Today's Message
Posted: Monday, April 21, 2025Hotspots of species richness and diversification rate for bees are the North American deserts
Please join the Biology Department and the Great Lakes Center for the seminar “Hotspots of species richness and diversification rate for bees are the North American deserts”, presented by Dr. Robert Minckley today at 3:00 p.m. in Bulger Communication Center 214. Attendees are welcome to arrive at 2:30 p.m. to enjoy coffee and cookies leading up to the seminar.
Research Seminar Abstract: Bees are vegetarian wasps that collect pollen from flowers to feed their offspring, and incidentally pollinate plants at the same time.

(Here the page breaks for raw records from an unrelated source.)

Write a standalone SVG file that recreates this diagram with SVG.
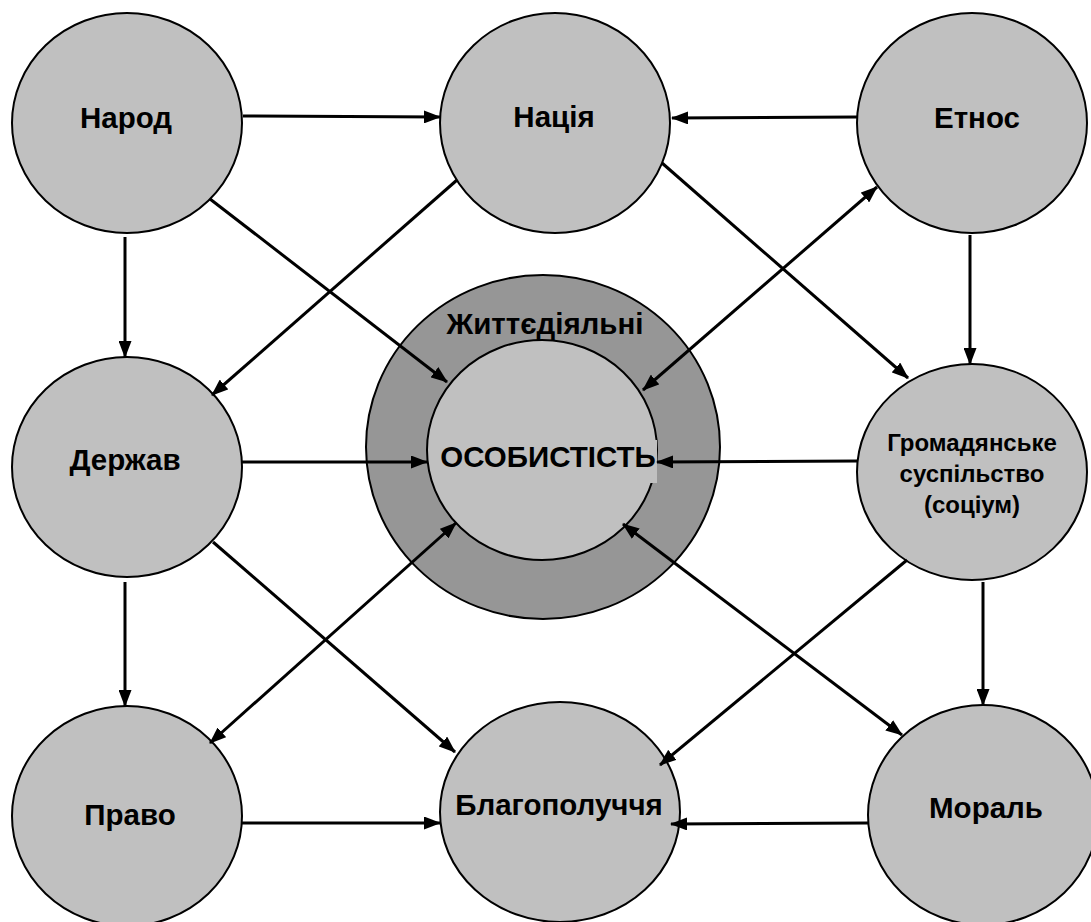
<svg xmlns="http://www.w3.org/2000/svg" width="1091" height="922" viewBox="0 0 1091 922">
<style>
.n{fill:#c0c0c0;stroke:#000;stroke-width:2}
.ring{fill:#969696;stroke:#000;stroke-width:2}
.t{font-family:"Liberation Sans",Arial,sans-serif;font-weight:bold;font-size:29.5px;fill:#000;text-anchor:middle}
.s{font-size:24px}
.c line{stroke:#000;stroke-width:3;marker-end:url(#ah)}
.c line.d{marker-start:url(#ah)}
</style>
<defs>
<marker id="ah" markerUnits="userSpaceOnUse" markerWidth="17" markerHeight="13" refX="16" refY="6.5" orient="auto-start-reverse">
<path d="M0,0 L17,6.5 L0,13 z" fill="#000"/>
</marker>
</defs>
<rect width="1091" height="922" fill="#fff"/>
<g id="center">
<ellipse class="ring" cx="543" cy="447" rx="177" ry="172"/>
<ellipse class="n" cx="542" cy="450" rx="115" ry="110"/>
<rect x="437" y="440" width="220" height="43" fill="#c0c0c0"/>
<text class="t" x="545" y="334">Життєдіяльні</text>
<text class="t" x="548" y="467">ОСОБИСТІСТЬ</text>
</g>
<g id="narod"><ellipse class="n" cx="127" cy="123" rx="115" ry="110"/><text class="t" x="126" y="128">Народ</text></g>
<g id="natsiia"><ellipse class="n" cx="555" cy="123" rx="115" ry="110"/><text class="t" x="554" y="127">Нація</text></g>
<g id="etnos"><ellipse class="n" cx="972" cy="123" rx="115" ry="110"/><text class="t" x="977" y="128">Етнос</text></g>
<g id="derzhav"><ellipse class="n" cx="127" cy="467" rx="115" ry="110"/><text class="t" x="125" y="470">Держав</text></g>
<g id="hromadianske"><ellipse class="n" cx="972" cy="472" rx="115" ry="108"/>
<text class="t s" x="972" y="451">Громадянське</text>
<text class="t s" x="972" y="482">суспільство</text>
<text class="t s" x="972" y="513">(соціум)</text></g>
<g id="pravo"><ellipse class="n" cx="127" cy="816" rx="115" ry="110"/><text class="t" x="130" y="825">Право</text></g>
<g id="blahopoluchchia"><ellipse class="n" cx="560" cy="812" rx="120" ry="110"/><text class="t" x="559" y="815">Благополуччя</text></g>
<g id="moral"><ellipse class="n" cx="983" cy="815" rx="115" ry="110"/><text class="t" x="986" y="818">Мораль</text></g>
<g id="connectors" class="c">
<line x1="243" y1="116" x2="440" y2="117"/>
<line x1="858" y1="117" x2="672" y2="118"/>
<line x1="125" y1="237" x2="125" y2="357"/>
<line x1="210" y1="199" x2="447" y2="382"/>
<line x1="457" y1="180" x2="212" y2="395"/>
<line x1="662" y1="163" x2="908" y2="378"/>
<line class="d" x1="877" y1="187" x2="643" y2="390"/>
<line x1="970" y1="235" x2="970" y2="364"/>
<line x1="242" y1="462" x2="427" y2="462"/>
<line x1="858" y1="461" x2="657" y2="462"/>
<line x1="125" y1="582" x2="125" y2="706"/>
<line x1="213" y1="542" x2="455" y2="752"/>
<line class="d" x1="456" y1="523" x2="210" y2="743"/>
<line class="d" x1="623" y1="524" x2="902" y2="735"/>
<line x1="907" y1="560" x2="660" y2="765"/>
<line x1="983" y1="582" x2="983" y2="705"/>
<line x1="242" y1="823" x2="440" y2="823"/>
<line x1="868" y1="823" x2="671" y2="824"/>
</g>
</svg>
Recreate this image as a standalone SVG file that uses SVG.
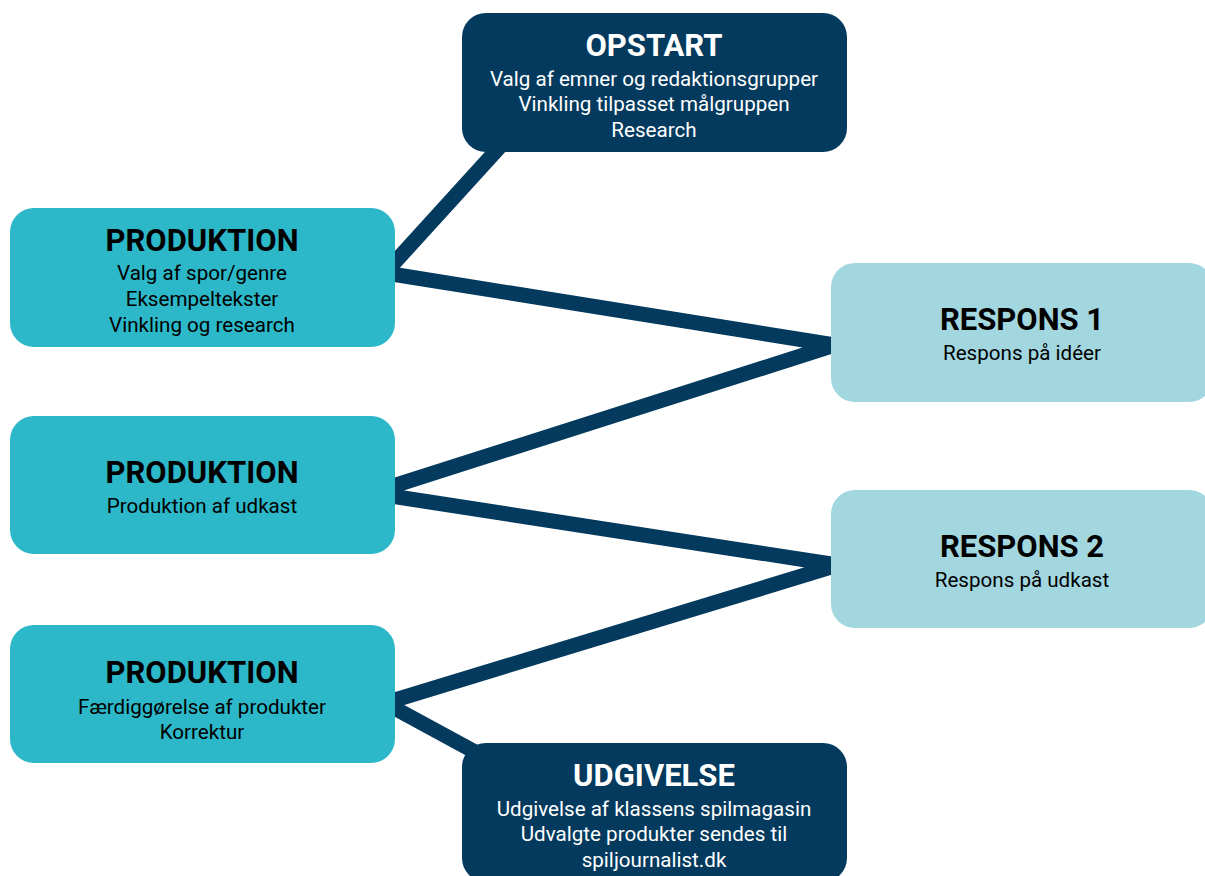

The well-known biogeographic global pattern shown by many groups, including plants, is that species richness increases towards and peaks in the tropics. Despite the intertwined evolutionary history of bees and plants, patterns of bee diversity do not follow that of their plant hosts: instead in both the eastern and western hemisphere bee richness is low in the tropics and peaks in the warm deserts. High bee species richness in deserts is partly related to the year-to-year unpredictability of bloom and the confluence of these xeric regions with other ecoregions. Pollen specialization is also more common among bees in deserts than elsewhere and may further contribute to high concentration of bee species.